Another plant will be going up near Grandview, Manitoba soon, along with several others throughout the west.
For me, the nail in ethanol's coffin came with a recent news report on results of tests done in Environment Canada's own laboratory.
Those tests showed no significant difference in carbon emissions between ethanol and regular gasoline!
Why, then are governments so hell-bent on committing millions of taxpayer dollars to expand ethanol production in the name of saving the environment, with so much evidence stacked against it?
Could it be that, despite their protests, politicians and industry don't really believe their own rhetoric that we must apply "science-based solutions" to our problems?
Are we deluding ourselves into thinking that some magic bullet like ethanol will come along, liberating us from the obligation to actually reduce our energy demands; that we can, in fact continue with business as usual? Surely, as more is revealed about the plight of our planet and our unsustainable demands on her finite resources, "business as usual" is no longer an option.
The ethanol rush has been an official policy of the Bush administration for some time now, as a means of making his "empire" less dependent on foreign oil imports.
Perhaps the powers that be in this country need to be reminded that Canada is a net exporter of oil. So our situation is quite different from the Americans.
We also need to examine just what economic benefits of ethanol have already accrued for society as a whole and farmers in particular.
In a recent edition, The Manitoba Co-Operator newspaper reports that, according to an agricultural economist from the University of Lethbridge, Kurt Klein, those benefits, even for farmers, have been greatly exaggerated. He concedes the ethanol boom has raised grain and oilseed prices on world markets. But it has also meant increasing feed costs for livestock producers and made it harder for new people to get into farming, due to high land and input costs.
Are we not now using fossil-fuel-based fertilizer to grow the crops we are now turning back into fuel? The circle (and a rather frenetic on it is) is now complete.
Are our primary producers no longer engaged in the noble job of feeding the people? Or have they become handmaidens to the likes of Archer Daniels Midland, the largest ethanol producer in the States. That wealthy and politically-connected corporation is profitting mightily in the rush to the ethanol trough.
Is it wise to be pursuing such a questionable technology at great expense to the public purse, while ignoring other steps which could be a lot more effective?
The agriculture industry is very energy-intensive.
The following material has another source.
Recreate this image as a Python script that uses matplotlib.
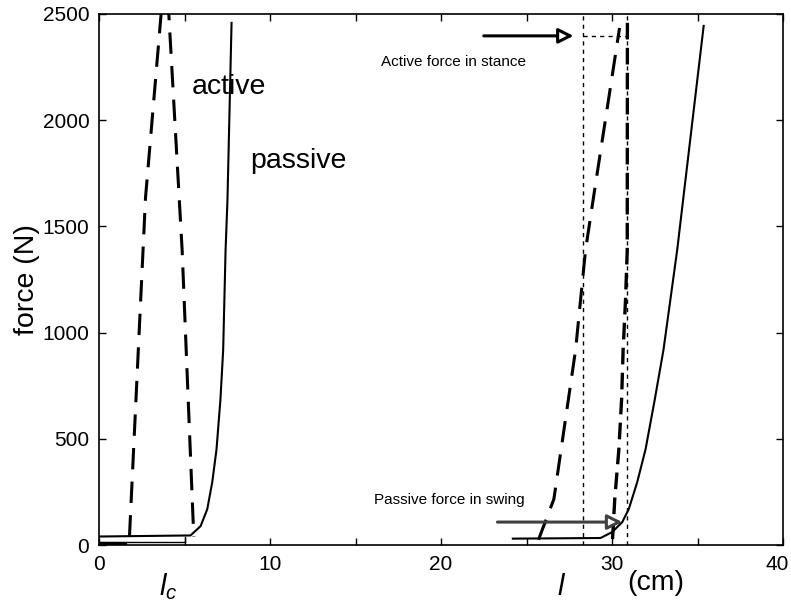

Since carbon fuels are bound to peak, then eventually run out, surely real progress toward a sustainable future can only be made by embracing that industry in ways more meaningful than a questionable fuel additive.
If we can make hybrid cars and hydrogen buses, for example, why not hybrid tractors or hydrogen combines?
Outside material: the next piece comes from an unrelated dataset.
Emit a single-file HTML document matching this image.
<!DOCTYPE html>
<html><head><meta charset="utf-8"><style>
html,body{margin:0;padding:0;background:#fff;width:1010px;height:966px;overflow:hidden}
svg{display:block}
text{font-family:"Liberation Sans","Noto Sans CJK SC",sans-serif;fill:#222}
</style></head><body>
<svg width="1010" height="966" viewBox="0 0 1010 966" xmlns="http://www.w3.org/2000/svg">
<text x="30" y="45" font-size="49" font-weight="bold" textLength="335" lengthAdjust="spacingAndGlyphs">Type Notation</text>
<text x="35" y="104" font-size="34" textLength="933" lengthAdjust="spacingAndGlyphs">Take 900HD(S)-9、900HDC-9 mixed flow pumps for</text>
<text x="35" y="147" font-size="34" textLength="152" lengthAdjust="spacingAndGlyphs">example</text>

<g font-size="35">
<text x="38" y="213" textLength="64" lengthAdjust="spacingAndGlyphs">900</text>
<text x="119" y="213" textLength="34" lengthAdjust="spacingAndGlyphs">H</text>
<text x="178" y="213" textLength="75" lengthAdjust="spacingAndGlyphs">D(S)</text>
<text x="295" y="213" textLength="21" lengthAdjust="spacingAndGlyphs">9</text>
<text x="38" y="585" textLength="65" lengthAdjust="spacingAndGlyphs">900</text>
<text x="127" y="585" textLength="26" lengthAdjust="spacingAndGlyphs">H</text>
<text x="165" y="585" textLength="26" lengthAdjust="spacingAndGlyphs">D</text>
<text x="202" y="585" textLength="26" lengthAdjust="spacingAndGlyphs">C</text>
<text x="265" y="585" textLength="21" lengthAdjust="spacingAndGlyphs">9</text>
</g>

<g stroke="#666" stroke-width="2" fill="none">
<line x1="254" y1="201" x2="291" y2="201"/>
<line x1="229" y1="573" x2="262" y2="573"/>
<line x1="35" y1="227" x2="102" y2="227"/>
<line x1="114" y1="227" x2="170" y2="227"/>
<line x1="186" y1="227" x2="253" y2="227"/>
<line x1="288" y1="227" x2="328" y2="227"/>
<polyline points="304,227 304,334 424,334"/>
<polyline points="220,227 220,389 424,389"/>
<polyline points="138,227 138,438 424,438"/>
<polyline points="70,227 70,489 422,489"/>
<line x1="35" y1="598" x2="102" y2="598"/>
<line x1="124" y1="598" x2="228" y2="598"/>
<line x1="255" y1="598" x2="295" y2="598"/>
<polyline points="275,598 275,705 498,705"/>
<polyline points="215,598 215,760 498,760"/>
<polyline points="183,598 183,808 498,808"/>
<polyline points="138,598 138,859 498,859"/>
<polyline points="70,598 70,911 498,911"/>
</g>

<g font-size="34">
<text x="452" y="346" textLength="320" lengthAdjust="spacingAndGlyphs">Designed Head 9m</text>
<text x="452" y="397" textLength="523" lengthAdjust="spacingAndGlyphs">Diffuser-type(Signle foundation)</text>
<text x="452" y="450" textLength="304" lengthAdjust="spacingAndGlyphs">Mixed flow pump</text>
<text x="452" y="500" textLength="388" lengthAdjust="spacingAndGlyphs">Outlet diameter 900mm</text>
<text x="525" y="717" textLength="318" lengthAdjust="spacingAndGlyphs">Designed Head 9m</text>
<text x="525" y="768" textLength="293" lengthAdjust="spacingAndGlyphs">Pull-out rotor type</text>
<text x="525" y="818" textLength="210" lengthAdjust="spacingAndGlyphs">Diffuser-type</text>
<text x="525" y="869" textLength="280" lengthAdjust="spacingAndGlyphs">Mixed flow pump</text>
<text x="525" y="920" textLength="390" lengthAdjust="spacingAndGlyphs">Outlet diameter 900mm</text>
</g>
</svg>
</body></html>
The key to the future must include conservation, above all else.
Larry Powell grows veggies and writes near Roblin, MB.
Another version of this story appears in Briarpatch magazine, here.
"....the Organization for Economic Co-operation and Development says biofuels - notably ethanol, a fuel worshipped by governments, farmers and refiners in Canada, the United States and parts of Europe - might be a con job on a massive scale."
"The OECD recommended that governments "cease to create new mandates for biofuels and investigate ways to phase them out." It recommended oil conservation instead of "subsidizing inefficient new sources of [biofuels] supply.""
"Once given, incentives such as tax breaks, are hard to take away. The ethanol industry would collapse overnight without them, putting farmers and refiners out of business, costing jobs and alienating voters. Sadly, the ethanol industry is here to stay, whether taxpayers on both sides of the Atlantic want it or not. This is Soviet-style central planning at its very worst. If ethanol were good for consumers and good for the planet, consumers wouldn't be forced to pay for it through their taxes and forced to buy it through legislation. If you want to impress your neighbours with your green credentials, vote for politicians - if you can find one - who vow to kill the ethanol industry."